⬛️江藤淳『戦後と私』を読む(2).
江藤淳は『戦後と私』 で、《 故郷 》や《父》や《家》について、語りはじめている。《 故郷 》や《 父》や《 家》・・・。もっとも江藤淳に相応しくない事柄のように見える。特に、自分の《 故郷 》や《 父》や《 家》・・・。それまで、江藤淳が書いてきた「夏目漱石」も「小林秀雄」も、ともに《 東京生まれ 》で、《 故郷 》に縁のない文学者だった。小林秀雄には『故郷を失った文学』というエッセイさえある。もちろん江藤淳自身も《 東京生まれ 》である。江藤淳の批評的基準では、《 故郷 》や《 父》や《 家》・・・を安易に語りたがる《田舎者 》の文学は、つまり《地方出身者 》の甘ったれた感傷的な文学は、否定すべき文学だった。しかし、その江藤淳が、自分の《父 》について、感傷的に語り始めている。『 戦後と私』の冒頭は、こうなっている。

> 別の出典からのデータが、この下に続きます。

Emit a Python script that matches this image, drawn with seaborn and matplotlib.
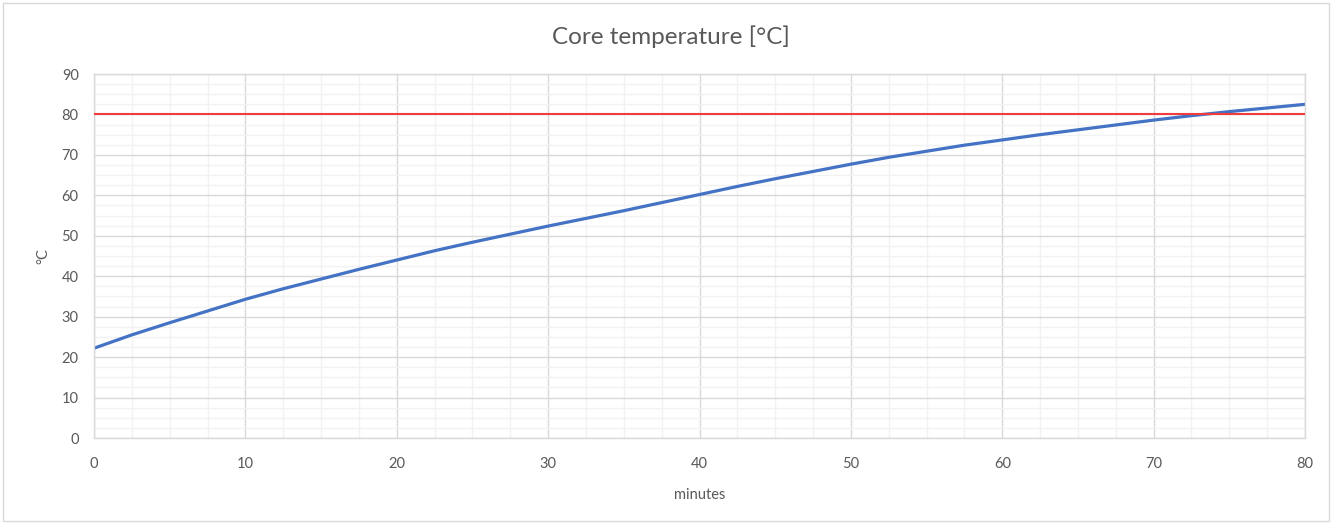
import numpy as np
import pandas as pd
import matplotlib
matplotlib.use('Agg')
import matplotlib.pyplot as plt
import seaborn as sns
from matplotlib.ticker import MultipleLocator
from matplotlib.patches import Rectangle

# values (every 2.5 minutes)
minutes = [0, 2.5, 5, 7.5, 10, 12.5, 15, 17.5, 20, 22.5, 25, 27.5, 30, 32.5, 35, 37.5,
           40, 42.5, 45, 47.5, 50, 52.5, 55, 57.5, 60, 62.5, 65, 67.5, 70, 72.5, 75, 77.5, 80]
core_temp = [22.2, 25.5, 28.5, 31.4, 34.3, 36.9, 39.3, 41.7, 44.0, 46.3, 48.4, 50.4, 52.4, 54.3, 56.2, 58.2,
             60.2, 62.2, 64.1, 65.9, 67.7, 69.4, 70.9, 72.4, 73.7, 75.0, 76.2, 77.4, 78.6, 79.7, 80.7, 81.6, 82.5]
target_temp = 80

sns.set_theme(style='white')
plt.rcParams['font.family'] = ['Lato', 'DejaVu Sans']

df = pd.DataFrame({'minutes': minutes, 'temp': core_temp})

fig = plt.figure(figsize=(13.36, 5.23), dpi=100)
ax = fig.add_axes([94/1336, 1 - 438/523, (1305 - 94)/1336, (438 - 74)/523])

sns.lineplot(data=df, x='minutes', y='temp', ax=ax, color='#4472C4', linewidth=2.3)
ax.axhline(target_temp, color='#F03C3C', linewidth=1.5, zorder=3)

ax.set_xlim(0, 80)
ax.set_ylim(0, 90)
ax.xaxis.set_major_locator(MultipleLocator(10))
ax.yaxis.set_major_locator(MultipleLocator(10))
ax.xaxis.set_minor_locator(MultipleLocator(2.5))
ax.yaxis.set_minor_locator(MultipleLocator(2.5))
ax.grid(which='major', color='#D9D9D9', linewidth=1.0)
ax.grid(which='minor', color='#F2F2F2', linewidth=1.0)
ax.set_axisbelow(True)
ax.tick_params(which='both', length=0, labelsize=10.5, colors='#595959')
ax.tick_params(axis='x', pad=14)
ax.tick_params(axis='y', pad=11)

for s in ax.spines.values():
    s.set_color('#D9D9D9')
    s.set_linewidth(1.0)

fig.suptitle('Core temperature [°C]', x=671/1336, y=1 - 37/523, va='center',
             fontsize=17.5, color='#595959')
ax.set_xlabel('minutes', fontsize=10.5, color='#595959', labelpad=12)
ax.set_ylabel('°C', fontsize=10.5, color='#595959', labelpad=8)

fig.patches.append(Rectangle((0.002, 0.004), 0.993, 0.99, transform=fig.transFigure,
                             fill=False, edgecolor='#D9D9D9', linewidth=1.0))

fig.savefig('out.png', dpi=100)
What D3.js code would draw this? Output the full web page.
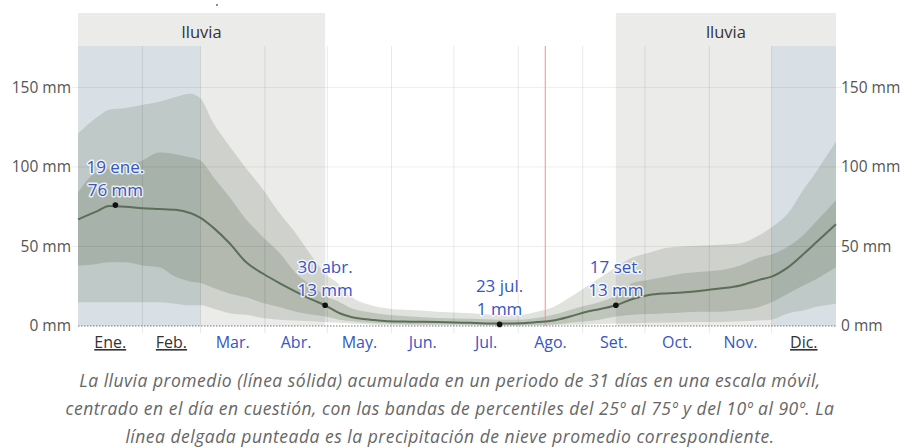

《このあいだ久しぶりで父からもらった葉書に、二十数年ぶりで、コースに出たら少しも当たらなかった、と書いてあった。 》
この当時、ゴルフというものが、一般庶民の間で、どれほど普及していたものか、知る由もないが、おそらくx、江藤淳が、父を語るのにゴルフの話から書き始めたことには、それなりの意図があったと覆われる。